The food and restaurant industry also play an important role in the supply-and-demand chain for better, more sustainable, and locally driven produce and farming practice. Initiatives such as Chefs Collaborative and Slow Food USA aim to inform the general public about food movements, and empower both food professionals and consumers to adopt sustainable and viable solutions to make their businesses better, and drive the force for core changes in the food sector. Chefs Collaborative is an organization that brings chefs and food professionals together who believe in the power of the food and restaurant industry to be a driving force for a more sustainable food production system.
Slow Food USA is an organization that stems from the Slow Food movement started in Italy in the 1980’s. It exists to facilitate and grow individual engagement in the movement, organize gatherings of the Slow Food network, direct campaigns to spread the Slow Food message, and build solidarity through partnerships with organizational entities both internal and external to the Slow Food network, with the ambitious goal of good, clean and fair food for all.
Importantly, nutrition and education about food should start at a young age to have maximum impact.
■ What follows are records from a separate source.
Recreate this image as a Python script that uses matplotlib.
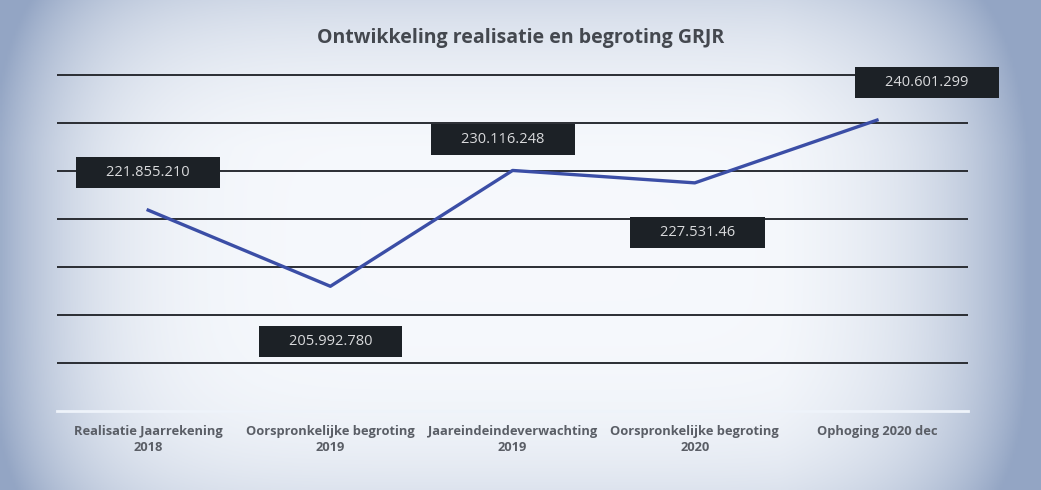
import numpy as np
import matplotlib
matplotlib.use('Agg')
import matplotlib.pyplot as plt

# Data
categories = ['Realisatie Jaarrekening\n2018', 'Oorspronkelijke begroting\n2019',
              'Jaareindeindeverwachting\n2019', 'Oorspronkelijke begroting\n2020',
              'Ophoging 2020 dec']
values = [221855210, 205992780, 230116248, 227531460, 240601299]
value_labels = ['221.855.210', '205.992.780', '230.116.248', '227.531.46', '240.601.299']
grid_levels = [190e6, 200e6, 210e6, 220e6, 230e6, 240e6, 250e6]

# label offsets in points (dx, dy) relative to the data point
label_offsets = [(0, 27), (0, -40), (-7, 22), (2, -36), (36, 27)]

plt.rcParams['font.family'] = ['Open Sans', 'DejaVu Sans']

fig = plt.figure(figsize=(10.41, 4.9), dpi=100)

# scanned-paper background
bg = fig.add_axes([0, 0, 1, 1], zorder=-1)
xx, yy = np.meshgrid(np.linspace(-1, 1, 400), np.linspace(-1, 1, 200))
d = np.clip((np.abs(xx) ** 6) * 0.9 + (np.abs(yy) ** 4) * 0.25
            + 0.45 * np.clip(xx - 0.5, 0, None) + 0.2 * np.clip(-yy - 0.4, 0, None), 0, 1)
center = np.array([0.965, 0.975, 0.99])
edge = np.array([0.58, 0.65, 0.77])
img = center[None, None, :] * (1 - d[..., None]) + edge[None, None, :] * d[..., None]
bg.imshow(img, aspect='auto', extent=[0, 1, 0, 1])
bg.axis('off')

ax = fig.add_axes([0.0548, 0.161, 0.8752, 0.686])
ax.patch.set_alpha(0)
x = np.arange(len(categories))
ax.set_xlim(-0.5, len(categories) - 0.5)
ax.set_ylim(180e6, 250e6)

ax.hlines(grid_levels, -0.5, len(categories) - 0.5, colors='#2a2d33', linewidth=1.4,
          clip_on=False, zorder=1)
ax.axhline(180e6, color='#eef3fa', linewidth=2, clip_on=False, zorder=1)

ax.plot(x, values, color='#3b4ea6', linewidth=2.4, zorder=3)

pad = '\u2003\u2002'
for xi, v, lab, (dx, dy) in zip(x, values, value_labels, label_offsets):
    ax.annotate(pad + lab + pad, (xi, v), xytext=(dx, dy), textcoords='offset points',
                ha='center', va='center', fontsize=10.5, color='#d9dadc',
                bbox=dict(boxstyle='square,pad=0.55', fc='#1c2126', ec='none'),
                zorder=4)

ax.set_xticks(x)
ax.set_xticklabels(categories, fontsize=9.3, fontweight='bold', color='#5a5e66',
                   linespacing=1.35)
ax.tick_params(axis='x', length=0, pad=10)
ax.set_yticks([])
for s in ax.spines.values():
    s.set_visible(False)

fig.text(0.5, 0.922, 'Ontwikkeling realisatie en begroting GRJR', ha='center',
         va='center', fontsize=14, fontweight='bold', color='#44484f')

fig.savefig('out.png', dpi=100)
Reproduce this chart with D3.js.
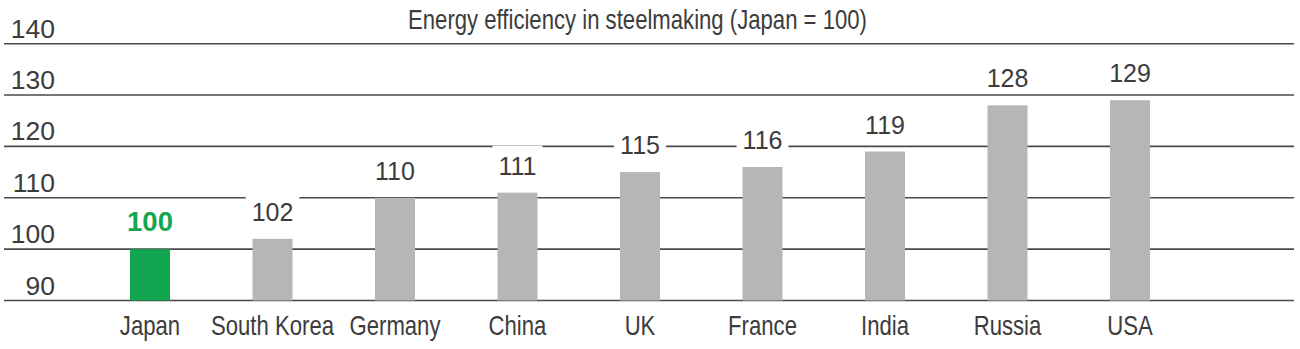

The National Farm to School Program aims to do just that by helping schools connect directly with local farms to supply their cafeteria, while also encouraging students and teachers to get involved in understanding their local food supply chain. This can be in the form of farm visits, learning more about how food grows, or through competitions.
So, whether you want to make conscious decisions when choosing how to buy your produce, or want to support local communities, state and national initiatives that aim to advocate for sustainable food businesses, look for the icons included in each listing to tell you more about your favourite producer.